En el fondo, sé que condenar a las personas más ricas solo por su riqueza es tan malo como condenar a los pobres por ser pobres. Pasar a un nivel financiero diferente no significa que una persona se haya vuelto automáticamente superficial o arrogante, como tampoco ser despedido significa que el trabajador sea perezoso o carezca de talento. La gente no habla de los juicios que tiene hacia aquellos a los que considera de un estatus diferente, pero esos juicios siguen existiendo. Los trabajos y los títulos de las personas —tanto si trabajan con sus manos como con un ordenador— no están ligados a su valía inherente. Aunque estos niveles existen desgraciadamente dentro de nuestro sistema político y económico, no tienen por qué existir en mi corazón. Ahora, cuando pienso en aquellas chicas de secundaria a las que di clase hace tantos años, sé que tener coches bonitos para conducir y casas grandes a las que volver no significaba que no estuvieran luchando con las expectativas de sus padres, el perfeccionismo, el divorcio, la ansiedad, los trastornos alimentarios o la angustia.
Esta es la razón por la que enseñar gratitud, tanto a mí misma como a mis hijos, se ha vuelto tan importante para mí. Cada noche, en la cena, tenemos un momento de silencio y nos turnamos para compartir aquello por lo que estamos agradecidos. Como era de esperar, muy poca de nuestra gratitud proviene de objetos materiales. Cuando donamos artículos como ropa y juguetes, hago que mi hijo escoja las cosas con las que ya no juega y que le gustaría regalar a los niños que les darán un buen uso. Cuando mis hijos tengan edad suficiente para ser voluntarios, también lo haremos. Reconozco que, a menos que haga de la sencillez y la generosidad dos de las piedras angulares del sistema de valores de mi familia, esos amorfos niños “menos afortunados” de los que hablo simplemente flotarán en el aire como mi avión imaginario sobre África. Pero como familia, estamos trabajando en ello. Cuando mi marido y yo tomamos decisiones en Navidad para limitar el número de regalos que recibimos y, en cambio, hacemos hincapié en dar, estamos trabajando en ello. Cuando veo a mi hijo de cinco años sacar su hucha y compartir con nosotros las monedas que hay dentro, sé que estamos trabajando en ello.

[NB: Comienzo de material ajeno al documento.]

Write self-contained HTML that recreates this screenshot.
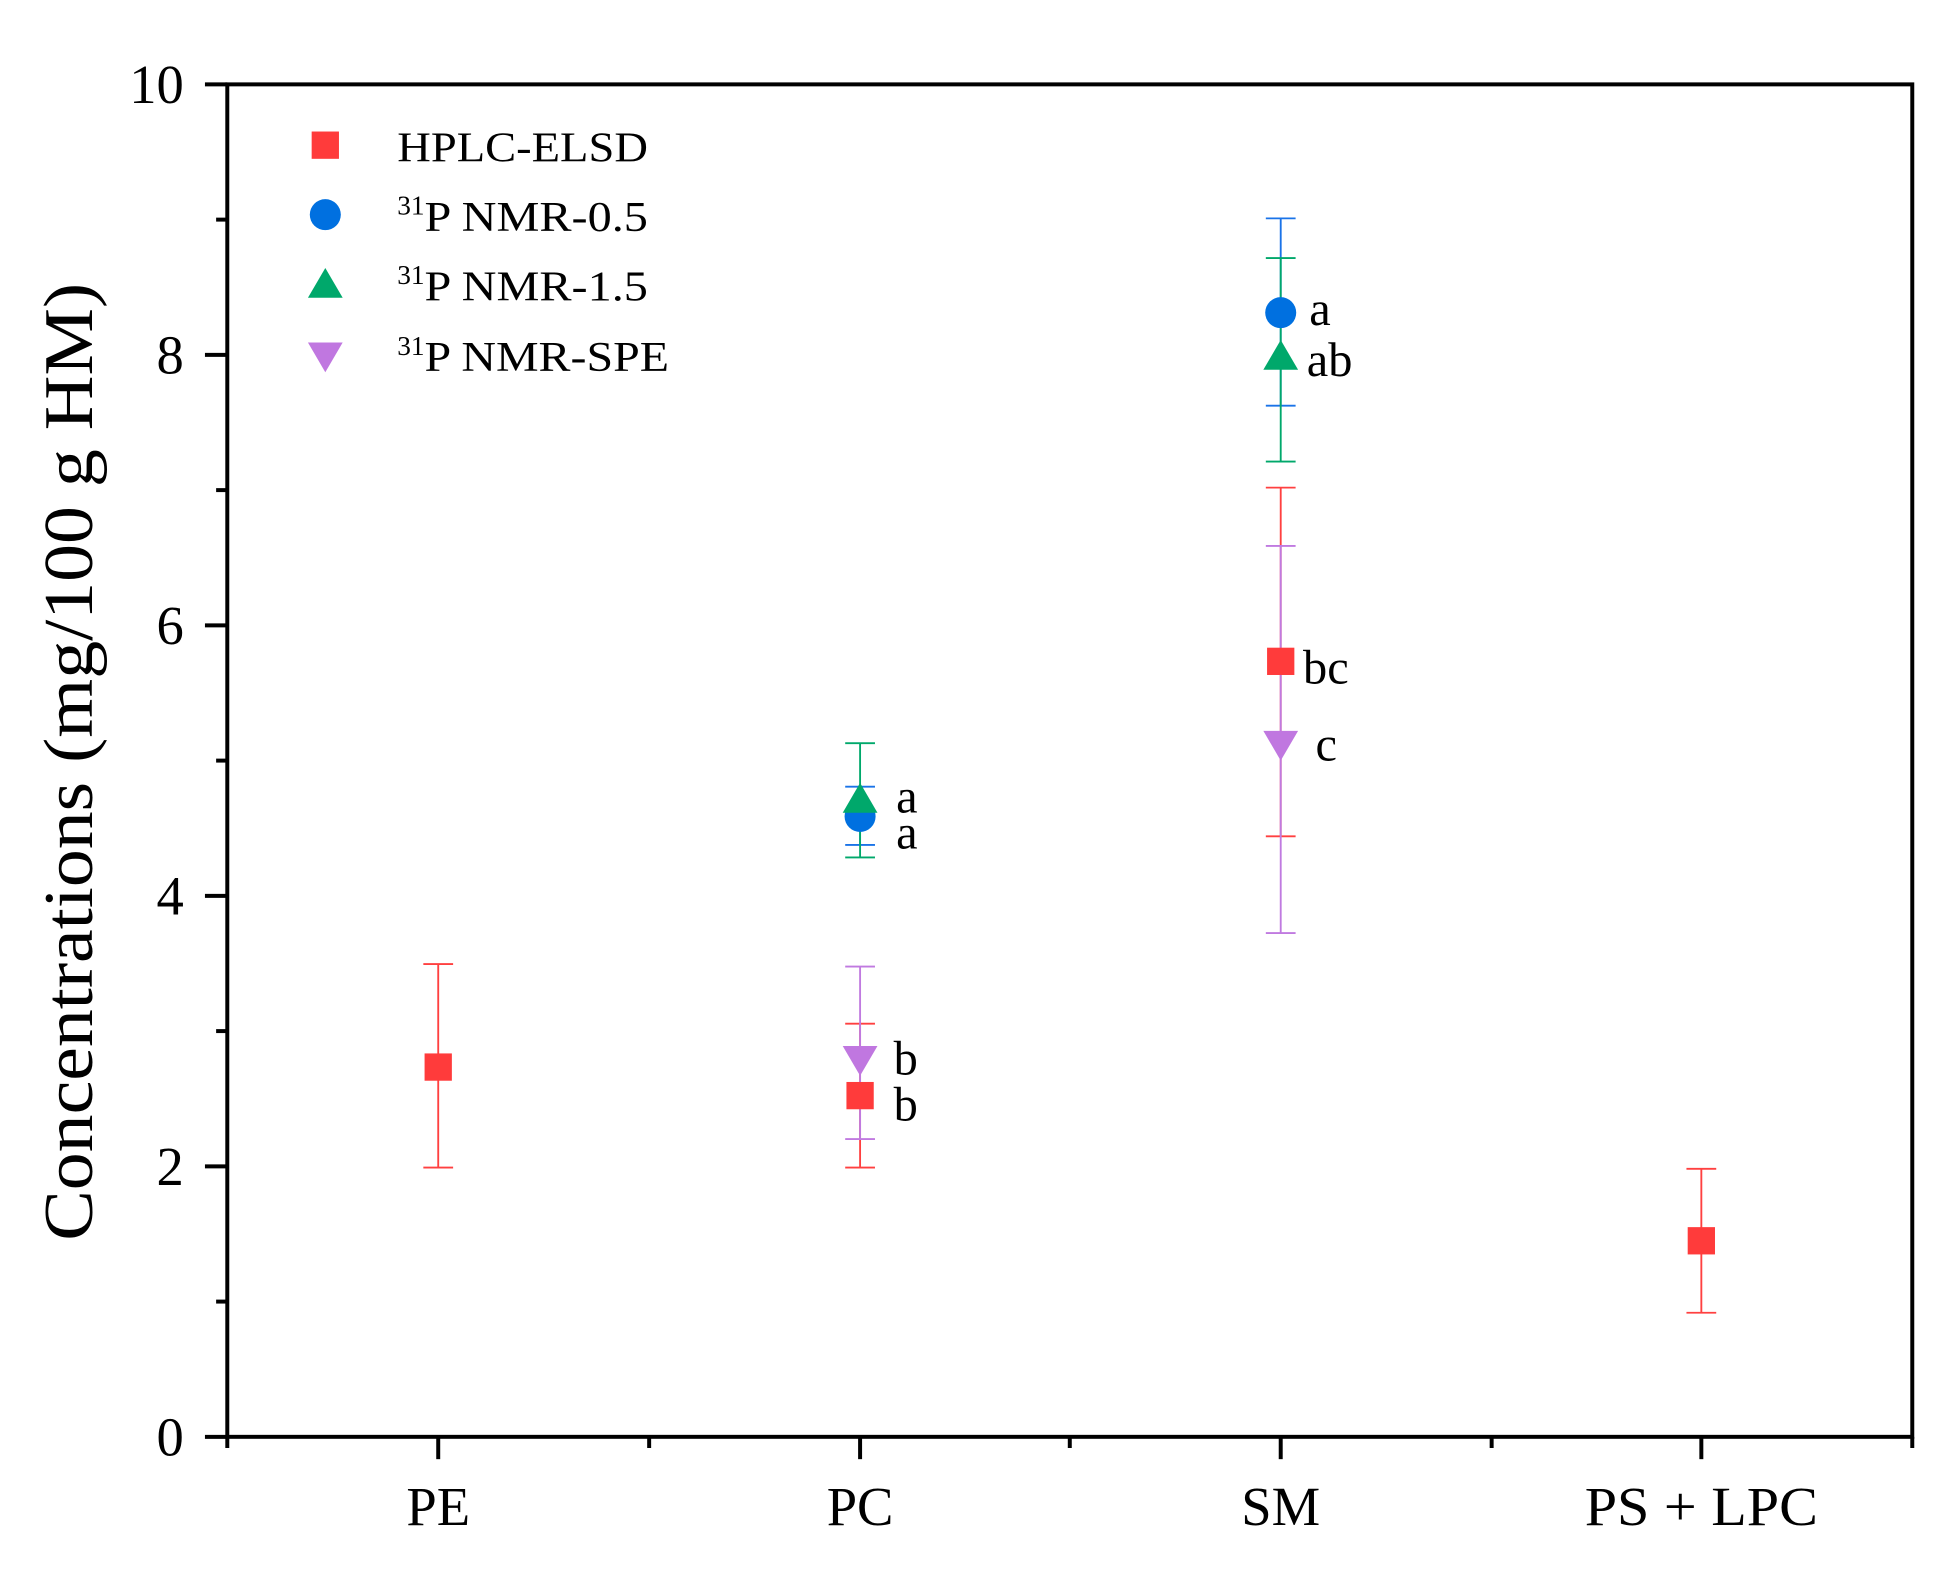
<!DOCTYPE html>
<html><head><style>
html,body{margin:0;padding:0;background:#fff;}
svg{display:block;}
text{font-family:"Liberation Serif",serif;fill:#000;}
</style></head><body>
<svg width="1946" height="1582" viewBox="0 0 1568 1275" xmlns="http://www.w3.org/2000/svg">
<rect width="1568" height="1275" fill="#fff"/>
<rect x="183" y="68" width="1358" height="1090" fill="none" stroke="#000" stroke-width="3.2"/>
<g stroke="#000" stroke-width="3.2">
<line x1="165" y1="1158" x2="183" y2="1158"/><line x1="165" y1="940" x2="183" y2="940"/>
<line x1="165" y1="722" x2="183" y2="722"/><line x1="165" y1="504" x2="183" y2="504"/>
<line x1="165" y1="286" x2="183" y2="286"/><line x1="165" y1="68" x2="183" y2="68"/>
<line x1="174" y1="1049" x2="183" y2="1049"/><line x1="174" y1="831" x2="183" y2="831"/>
<line x1="174" y1="613" x2="183" y2="613"/><line x1="174" y1="395" x2="183" y2="395"/>
<line x1="174" y1="177" x2="183" y2="177"/>
<line x1="353" y1="1158" x2="353" y2="1176"/><line x1="693" y1="1158" x2="693" y2="1176"/>
<line x1="1032" y1="1158" x2="1032" y2="1176"/><line x1="1371" y1="1158" x2="1371" y2="1176"/>
<line x1="183" y1="1158" x2="183" y2="1167"/><line x1="523" y1="1158" x2="523" y2="1167"/>
<line x1="862" y1="1158" x2="862" y2="1167"/><line x1="1202" y1="1158" x2="1202" y2="1167"/>
<line x1="1541" y1="1158" x2="1541" y2="1167"/>
</g>
<g font-size="44" text-anchor="end">
<text x="148" y="1173">0</text><text x="148" y="955">2</text><text x="148" y="737">4</text>
<text x="148" y="519">6</text><text x="148" y="301">8</text><text x="148" y="83">10</text>
</g>
<g font-size="44" text-anchor="middle">
<text x="353" y="1229">PE</text><text x="693" y="1229">PC</text>
<text x="1032" y="1229">SM</text><text x="1371" y="1229" textLength="188" lengthAdjust="spacingAndGlyphs">PS + LPC</text>
</g>
<text transform="translate(74,614) rotate(-90)" font-size="56" text-anchor="middle" textLength="772" lengthAdjust="spacingAndGlyphs">Concentrations (mg/100 g HM)</text>

<g stroke-width="1.5" fill="none">
<g stroke="#ff4040">
<path d="M353 941V777M341 941h24M341 777h24"/>
<path d="M693 941V825M681 941h24M681 825h24"/>
<path d="M1032 674V393M1020 674h24M1020 393h24"/>
<path d="M1371 1058V942M1359 1058h24M1359 942h24"/>
</g>
<g stroke="#c07ae0">
<path d="M693 918V779M681 918h24M681 779h24"/>
<path d="M1032 752V440M1020 752h24M1020 440h24"/>
</g>
<g stroke="#1a73e8">
<path d="M693 681V634M681 681h24M681 634h24"/>
<path d="M1032 327V176M1020 327h24M1020 176h24"/>
</g>
<g stroke="#00a86b">
<path d="M693 691V599M681 691h24M681 599h24"/>
<path d="M1032 372V208M1020 372h24M1020 208h24"/>
</g>
</g>
<g fill="#ff3b3b">
<rect x="342" y="849" width="22" height="22"/>
<rect x="682" y="872" width="22" height="22"/>
<rect x="1021" y="522" width="22" height="22"/>
<rect x="1360" y="989" width="22" height="22"/>
</g>
<g fill="#c077e0">
<polygon points="679,843 707,843 693,867"/>
<polygon points="1018,589 1046,589 1032,613"/>
</g>
<g fill="#0070e0">
<circle cx="693" cy="658" r="12.5"/>
<circle cx="1032" cy="252" r="12.5"/>
</g>
<g fill="#00a86b">
<polygon points="679,655 707,655 693,631"/>
<polygon points="1018,298 1046,298 1032,274"/>
</g>
<g font-size="39">
<text x="1055" y="262">a</text><text x="1053" y="303">ab</text>
<text x="1050" y="551">bc</text><text x="1060" y="613">c</text>
<text x="722" y="655">a</text><text x="722" y="684">a</text>
<text x="720" y="866">b</text><text x="720" y="903">b</text>
</g>
<rect x="251" y="106" width="22" height="22" fill="#ff3b3b"/>
<circle cx="262" cy="173" r="12.5" fill="#0070e0"/>
<polygon points="248,240 276,240 262,216" fill="#00a86b"/>
<polygon points="248,276 276,276 262,300" fill="#c077e0"/>
<g font-size="34">
<text x="320" y="130" textLength="202" lengthAdjust="spacingAndGlyphs">HPLC-ELSD</text>
<text x="320" y="186"><tspan font-size="22" dy="-13">31</tspan><tspan dy="13" textLength="180" lengthAdjust="spacingAndGlyphs">P NMR-0.5</tspan></text>
<text x="320" y="242"><tspan font-size="22" dy="-13">31</tspan><tspan dy="13" textLength="180" lengthAdjust="spacingAndGlyphs">P NMR-1.5</tspan></text>
<text x="320" y="299"><tspan font-size="22" dy="-13">31</tspan><tspan dy="13" textLength="197" lengthAdjust="spacingAndGlyphs">P NMR-SPE</tspan></text>
</g>
</svg>
</body></html>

No hay un resultado final para las cosas que deseo enseñar a mis hijos y a mí misma, no hay una línea de meta de progreso y perfección. Hay, en cambio, una persistencia obstinada hacia la comprensión de nuestros caminos individuales. El nivel de privilegio que una persona tiene —dinero, contactos, bienes, raza o género— puede hacer que su camino sea a veces difícil o fácil, dependiendo de las circunstancias. Me recuerdo a mí misma que, independientemente del estatus, del período de tiempo, de dónde vivamos, todos nos enfrentamos a muchas de las mismas luchas. En lo más profundo de nosotros mismos, tenemos el deseo de amar y ser buenos, un anhelo de integridad y guía. Los miembros de los ricos, los pobres o la clase media experimentan dolor y pérdida, pero también hay momentos brillantes de belleza. Esa, quizás, es la lección más importante de todas.